Pada hewan coba kekurangan nutrisi menyebabkan hewan menjadi infertile dikarenakan terjadinya degenerasi pada jaringan testis dan jaringan ovarium. Kekurangan nutrisi dapat mengurangi jumlah sel Sertoli yang terdapat di dalam tubulus seminiferus dari testis yang berperan sebagai perawat sel spermatozoa muda, sehingga berdampak pada pertumbuhan sperma yang tertunda. Sementara itu, Pemberian madu berpengaruh terhadap perbaikan jaringan testis yang mengalami degenerasi akibat kekurangan nutrisi, yaitu ditandai dengan peningkatan respon stem cell endogen dan diferensiasi stem cell menjadi sel progenitor yang merupakan calon sel gamet dari mencit jantan melalui ekspresi protein VEGF pada jaringan ovarium tikus putih betina. Vascular Endhothelial Growth Factor (VEGF) merupakan protein penting dalam tubuh yang berfungsi mengatur pertahanan, migrasi dan diferensisasi saat vaskulogenesis. Ekspresi protein ini pada jaringan, menjadi pertanda dimulainya proses migarasi dari stem cell yang berujung pada diferensiasi menjadi sel progenitor sehingga terjadi regenerasi dari jaringan.

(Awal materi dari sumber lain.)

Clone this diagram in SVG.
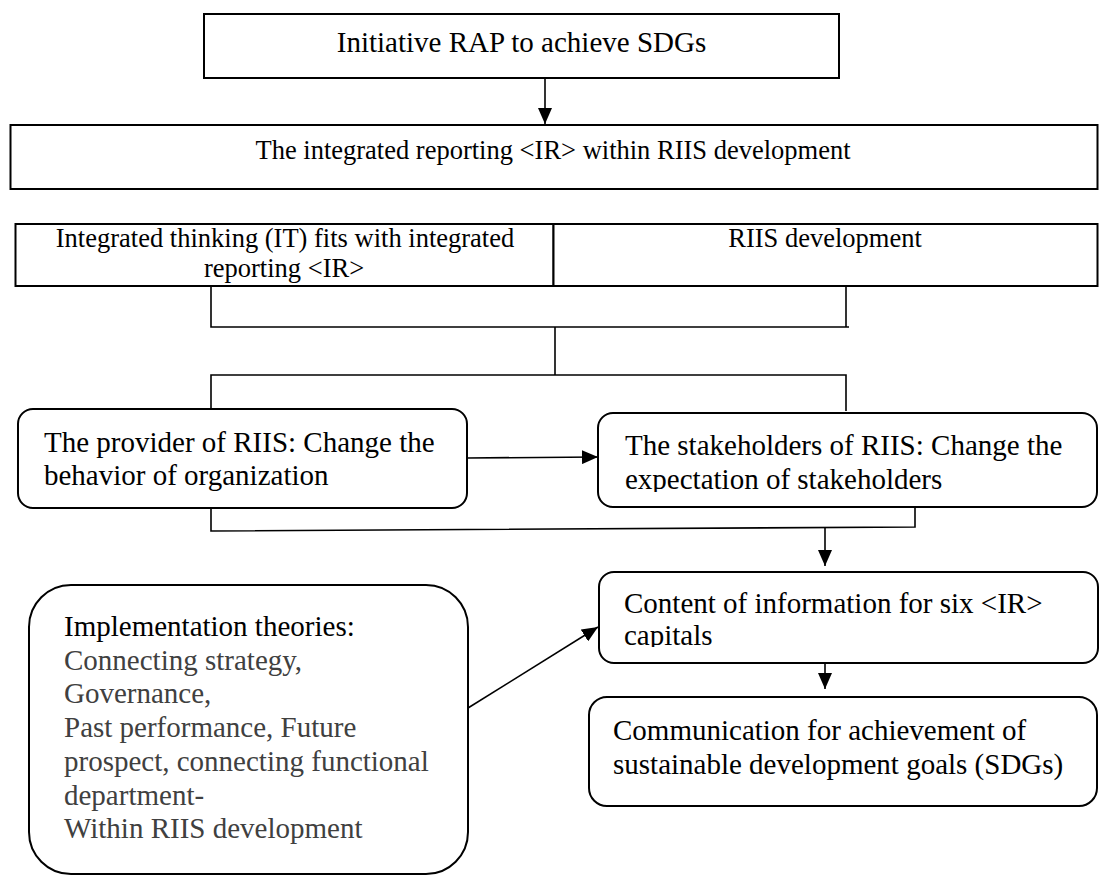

Madu yang dihasilkan oleh lebah merupakan produk yang berbentuk zat manis alami dengan bahan baku nektar bunga dan telah digunakan sebagai pengobatan tradisional selama berabad-abad, tidak hanya karena nilai makanannya tetapi juga untuk sifat terapeutiknya. Berdasarkan studi yang dilakukan beberapa peneliti, melaporkan bahwa jenis madu dari sumber nektar yang berbeda memiliki sifat aktivitas antioksidan yang berbeda pula, serta terdapat korelasi yang positif diantara parameter bioaktif dan aktivitas antioksidan. Madu kaliandra memiliki kandungan bioaktif dan aktifitas antioksidan paling tinggi dibandingkan dengan madu karet dan madu randu. Aktivitas antioksidan dalam madu terutama disebabkan oleh korelasi yang kuat antara aktivitas antioksidan dengan senyawa fenolik dan flavonoid
Sebanyak 24 ekor tikus putih jantan (Rattus norvegiccus) dengan berat badan 250-300 gram, dibagi menjadi empat kelompok. Kontrol negatif (C-) adalah kelompok tikus normal, kondisi tidak dipuasakan dan tanpa diberi madu. Kontrol positif (C +) adalah kelompok mencit dengan kondisi dipuasakan selama 5 hari (defisiensi nutrisi) dan tanpa diberi madu. Kelompok perlakuan adalah kelompok tikus yang dipuasakan selama 5 hari dan diberi terapi madu dengan dosis 30% (T1) dan 50% (T2) selama 10 hari. Penelitian ini dilakukan selama 76 hari, selanjutnya tikus putih dikorbankan kemudian testis diambil dan diobservasi terhadap regenerasi jaringan. Hasil penelitian menunjukkan bahwa terdapat perbedaan yang signifikan (P <0,05) antara T2 dengan C+ dan T1, meskipun masih berbeda signifikan dengan C-. Berturut-turut C-, C+, T1 dan T2 adalah 9.6d±0.44, 0.41a± 0.22, 2.5b ± 0.25 dan. 6.0c±0.50. Kesimpulan dari penelitian ini adalah madu berpotensi terhadap regenerasi jaringan testis tikus putih yang mengalami kekurangan nutrisi melalui mobilisasi stem cell endogen berupa terkspresinya protein Vascular Endhothelial Growth Factor (VEGF).